The Delhi High Court on Friday threatened to quash the entire exercise regarding fixing power tariff for the Capital and slammed the way Delhi government and DERC were going about with process of fixing a new tariff.
Expressing anger at the conduct of the chairman and the members of the Delhi Electricity Regulatory Committee (DERC), the court said it favoured appointing a retired high court judge to carry out the entire process afresh within 30 days.
"On the next date of hearing we are going to constitute a special bench to hear the matter. We are going to order that the chairman be a retired HC judge and the commission has to take a fresh decision on tariff within 30 days," observed a bench of chief justice Dipak Misra and Justice Manmohan.
The bench accused the DERC members of "behaving incoherently" and the state government of wrongly meddling in its affairs.
"(The) Functioning of the DERC is far from satisfactory. There is no application of mind or meeting of mind among its members. It has deviated from the set norms and left things to chaos and anarchy," the court observed.
The court was hearing a PIL accusing the government of succumbing to pressure from power discoms and "prohibiting release of new tariff approved by DERC" on April 29, 2010. The PIL said the DERC told the government the discoms were sitting on a combined cash profit of over R300 crore per month and it was time to reduce the power rates.
Government standing counsel Najmi Waziri denied the allegations saying no decision was taken so far due to serious differences between the chairman and members of the DERC.

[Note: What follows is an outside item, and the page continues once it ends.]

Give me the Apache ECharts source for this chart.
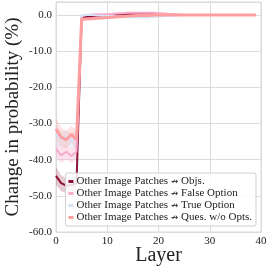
<!DOCTYPE html>
<html><head><meta charset="utf-8">
<script src="https://cdn.jsdelivr.net/npm/echarts@6/dist/echarts.min.js"></script>
<style>html,body{margin:0;padding:0;background:#fff}#c{width:266px;height:266px}</style>
</head><body><div id="c"></div>
<script>
const layers = Array.from({length: 40}, (_, i) => i);
const seriesNames = [
  'Other Image Patches \u219B Objs.',
  'Other Image Patches \u219B False Option',
  'Other Image Patches \u219B True Option',
  'Other Image Patches \u219B Ques. w/o Opts.'
];
const objs = [-44.5,-46.5,-47.2,-47.0,-46.5,-0.6,-0.5,-0.4,-0.3,-0.2,-0.1,0,0.1,0.2,0.3,0.3,0.3,0.3,0.2,0.2,0.1,0.1,0,0,0,0,0,0,0,0,0,0,0,0,0,0,0,0,0,0];
const falseOpt = [-37.0,-38.8,-37.8,-39.0,-37.8,-0.3,0,0.1,0.2,0.2,0.2,0.3,0.4,0.5,0.6,0.6,0.6,0.6,0.6,0.6,0.5,0.4,0.3,0.2,0.1,0,0,0,0,0,0,0,0,0,0,0,0,0,0,0];
const trueOpt = [-33.0,-34.5,-33.8,-35.0,-34.0,-0.1,0,0,-0.1,-0.2,-0.3,-0.3,-0.4,-0.5,-0.6,-0.6,-0.6,-0.6,-0.6,-0.5,-0.4,-0.3,-0.2,-0.1,0,0,0,0,0,0,0,0,0,0,0,0,0,0,0,0];
const quesNoOpts = [-31.5,-33.8,-34.5,-33.0,-34.5,-1.2,-1.1,-1.0,-0.9,-0.8,-0.7,-0.6,-0.5,-0.4,-0.3,-0.2,-0.1,-0.1,-0.1,0,0,0,0,0,0,0,0,0,0,0,0,0,0,0,0,0,0,0,0,0];
// confidence band half-widths
const objsBand = [2.5,2.2,2.0,2.0,2.2,0.4,0.3,0.3,0.3,0.3,0.3,0.3,0.3,0.3,0.3,0.3,0.3,0.3,0.3,0.3,0.3,0.3,0.3,0.3,0.3,0.3,0.3,0.3,0.3,0.3,0.3,0.3,0.3,0.3,0.3,0.3,0.3,0.3,0.3,0.3];
const falseBand = [2.5,2.2,2.0,2.0,2.2,0.4,0.3,0.3,0.3,0.3,0.3,0.3,0.3,0.3,0.3,0.3,0.3,0.3,0.3,0.3,0.3,0.3,0.3,0.3,0.3,0.3,0.3,0.3,0.3,0.3,0.3,0.3,0.3,0.3,0.3,0.3,0.3,0.3,0.3,0.3];
const trueBand = [2.5,2.2,2.0,2.0,2.2,0.4,0.3,0.3,0.3,0.3,0.3,0.3,0.3,0.3,0.3,0.3,0.3,0.3,0.3,0.3,0.3,0.3,0.3,0.3,0.3,0.3,0.3,0.3,0.3,0.3,0.3,0.3,0.3,0.3,0.3,0.3,0.3,0.3,0.3,0.3];
const quesBand = [3.0,2.6,2.4,2.4,2.6,0.4,0.3,0.3,0.3,0.3,0.3,0.3,0.3,0.3,0.3,0.3,0.3,0.3,0.3,0.3,0.3,0.3,0.3,0.3,0.3,0.3,0.3,0.3,0.3,0.3,0.3,0.3,0.3,0.3,0.3,0.3,0.3,0.3,0.3,0.3];
const yTicks = [-60,-50,-40,-30,-20,-10,0];
const xTicks = [0,10,20,30,40];

const colors = ['#8c1038', '#f8aacb', '#d8e2f6', '#ff9e9e'];
const bandColors = ['rgba(140,16,56,0.22)', 'rgba(248,170,203,0.35)', 'rgba(216,226,246,0.5)', 'rgba(255,158,158,0.3)'];
const means = [objs, falseOpt, trueOpt, quesNoOpts];
const bands = [objsBand, falseBand, trueBand, quesBand];
const widths = [2, 2, 2, 3];
const serif = "'Liberation Serif', 'DejaVu Serif', serif";

const series = [];
means.forEach((m, k) => {
  series.push({
    type: 'custom', silent: true, z: 1,
    data: layers.map(i => [i, m[i] - bands[k][i], m[i] + bands[k][i]]),
    encode: {x: 0, y: [1, 2]},
    renderItem: (params, api) => {
      if (params.dataIndex !== 0) return null;
      const up = [], lo = [];
      layers.forEach(i => {
        up.push(api.coord([i, m[i] + bands[k][i]]));
        lo.push(api.coord([i, m[i] - bands[k][i]]));
      });
      return {
        type: 'polygon', shape: {points: up.concat(lo.reverse())},
        style: {fill: bandColors[k]},
        clipPath: {type: 'rect', shape: {x: params.coordSys.x, y: params.coordSys.y,
          width: params.coordSys.width, height: params.coordSys.height}}
      };
    }
  });
});
means.forEach((m, k) => {
  series.push({
    name: seriesNames[k], type: 'line', symbol: 'none',
    lineStyle: {color: colors[k], width: widths[k]}, itemStyle: {color: colors[k]},
    data: layers.map(i => [i, m[i]]), z: 2 + k
  });
});

const chart = echarts.init(document.getElementById('c'), null, {renderer: 'canvas'});
chart.setOption({
  animation: false,
  backgroundColor: '#fff',
  grid: {left: 56, right: 5, top: 2, bottom: 34, show: true, borderColor: '#d9d9d9', borderWidth: 1,
    containLabel: false, outerBoundsMode: 'none'},
  legend: {
    data: seriesNames, orient: 'vertical', right: 10, bottom: 40,
    icon: 'rect', itemWidth: 5, itemHeight: 3, itemGap: 1,
    backgroundColor: 'rgba(255,255,255,0.85)', borderColor: '#d0d0d0', borderWidth: 1, borderRadius: 2,
    padding: [3, 4, 3, 3],
    formatter: n => n.replace('\u219B', '{arr|\u219B}'),
    textStyle: {fontFamily: serif, fontSize: 11, color: '#222', padding: [0,0,0,-2],
      rich: {arr: {fontFamily: "'DejaVu Sans'", fontSize: 9, color: '#222'}}}
  },
  xAxis: {
    type: 'value', min: 0, max: 40, interval: 10,
    name: 'Layer', nameLocation: 'middle', nameGap: 14, nameMoveOverlap: false,
    nameTextStyle: {fontFamily: serif, fontSize: 20, color: '#222'},
    axisLine: {show: false}, axisTick: {show: false},
    axisLabel: {fontFamily: serif, fontSize: 11, color: '#222', margin: 4,
      formatter: v => xTicks.includes(v) ? String(v) : ''},
    splitLine: {show: true, lineStyle: {color: '#dcdcdc', width: 1}}
  },
  yAxis: {
    type: 'value', min: -60, max: 3.6, interval: 10,
    name: 'Change in probability (%)', nameLocation: 'middle', nameGap: 33, nameMoveOverlap: false,
    nameTextStyle: {fontFamily: serif, fontSize: 19, color: '#222'},
    axisLine: {show: false}, axisTick: {show: false},
    axisLabel: {fontFamily: serif, fontSize: 11, color: '#222', margin: 4,
      formatter: v => yTicks.includes(v) ? v.toFixed(1) : ''},
    splitLine: {show: true, lineStyle: {color: '#dcdcdc', width: 1}}
  },
  series: series
});
</script></body></html>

Waziri said, "What has been recommended was just the opinion of the chairman without mandatory backing of the members." Apparently two members had changed their opinion regarding the suggestions later.
Questioning the process and criteria adopted while appointing members of DERC, the bench has ordered from the government all files pertaining to their appointment.
The court was of the view that they were not behaving like responsible persons performing quasi-judicial functions.
The judges were "perplexed" at what it saw in the minutes of the DERC meeting.
"One day one member says something then changes it and then again takes a U-turn. Then another member changes decision. Then one goes left, the other right. Isn't there something called a quasi-judicial discipline?" the court said.
Justice Misra asked the Delhi government how it could ask DERC not to issue the tariff order until it approves it and said, "prima facie the statute does not allow such an interdiction".